On ne sait pas ce que Pierre Karl Péladeau aurait fait s’il était resté en poste. Lui-même ne le savait probablement pas. Ce que propose le chef actuel est cependant très loin de ce que demandait M. Aussant. Quand il disait espérer «qu’on ne redonne pas au même équipage le Costa Concordia », tout portait à croire que M. Lisée faisait partie de ces «naufrageurs entourageux» qu’il souhaitait ne pas voir trop près de la cabine du capitaine.
Ce qu’il écrivait à l’époque traduit parfaitement ce que plusieurs pensent toujours: «Je m’inquiéterais certainement qu’on propose de repousser l’audace à un deuxième mandat alors qu’elle n’aura jamais autant de traction qu’en arrivant au pouvoir. Retarder l’audace, c’est ne pas en avoir. Reporter une urgence, c’est ne pas la reconnaître. Je crois fermement que les convictions assumées peuvent encore faire gagner des élections. »
Avec une côte aussi abrupte à remonter d’ici le 1er octobre, M. Aussant ne se fait sans doute pas d’illusions sur les chances d’une victoire péquiste. Il s’agit plutôt de trouver le moyen de sauver ce qui peut encore l’être afin de préserver l’avenir.
Il est trop tard pour tenir ce «congrès de refondation duquel naîtrait un nouveau grand parti souverainiste avec des gens venant de tous les horizons », qu’il proposait dans sa lettre de 2014. C’est là une possibilité qu’il faudra peut-être envisager au lendemain de l’élection.

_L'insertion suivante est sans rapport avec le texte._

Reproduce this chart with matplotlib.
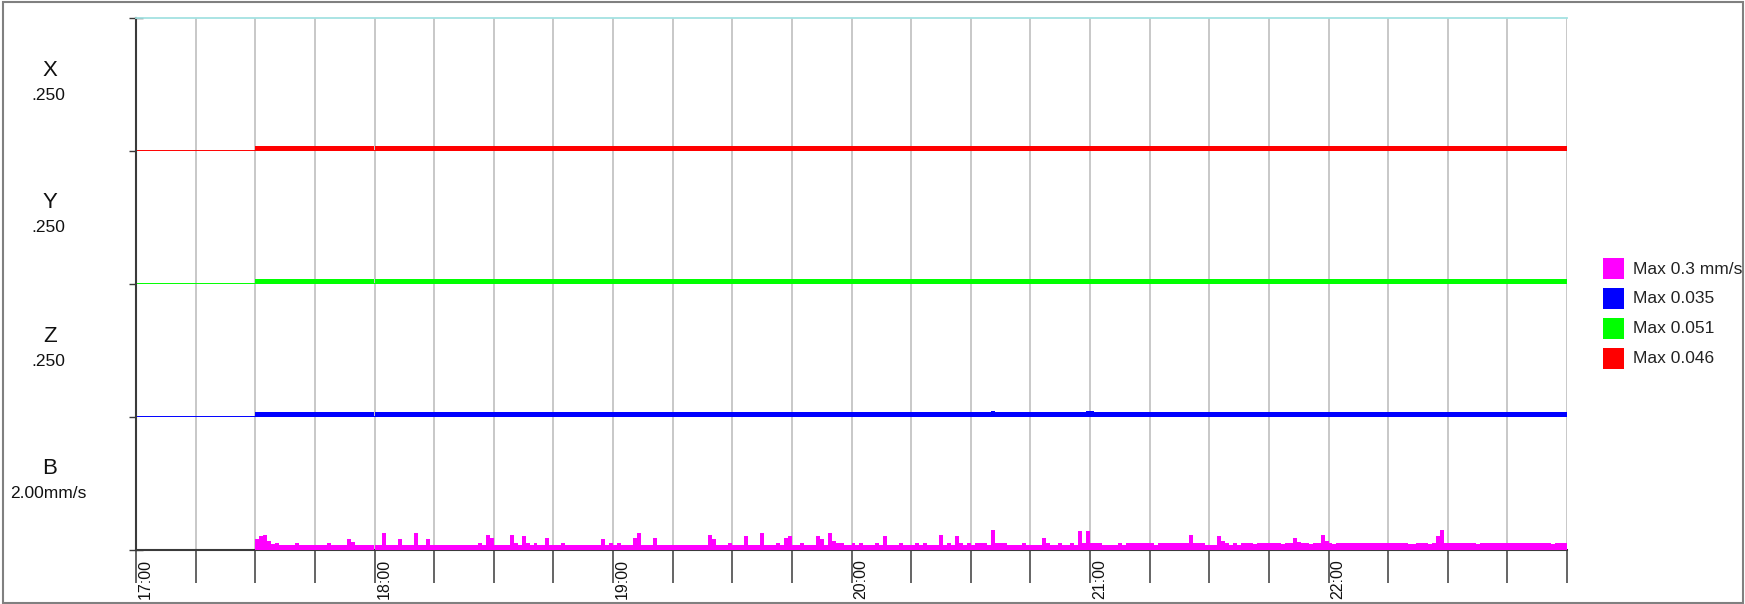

Il est certainement hors de question pour M. Lisée de se rallier à la variante de l’élection référendaire préconisée par Option nationale, qui proposait d’exercer, avant même la tenue d’un référendum, le pouvoir exclusif d’adopter les lois applicables au Québec, d’y collecter des impôts et de signer les traités internationaux le concernant. Bien des souverainistes attendent cependant plus d’un premier mandat péquiste que de simplement « restaurer les ressorts essentiels de la nation mis à mal par 15 ans de régime libéral ».
Rien ne ferait plus plaisir au premier ministre Couillard que de voir la souveraineté redevenir un enjeu de la prochaine élection, mais le PQ pourrait aussi y trouver son compte. Jean-François Lisée avait sans doute raison de penser que le PQ ne pouvait pas gagner l’élection en promettant de tenir un référendum dans un premier mandat, mais son report a favorisé essentiellement la CAQ, pour laquelle il est beaucoup plus facile d’incarner le changement aux yeux de ceux qui souhaitent se débarrasser des libéraux.
En réalité, le PQ a tout intérêt à recréer la polarisation entre fédéralistes et souverainistes qui marginalisait la CAQ, quitte à renvoyer au PLQ les fédéralistes qui, rassurés par le report du référendum, sont passés dans le camp caquiste. À moins que battre les libéraux lui apparaisse plus salutaire que d’empêcher sa propre marginalisation.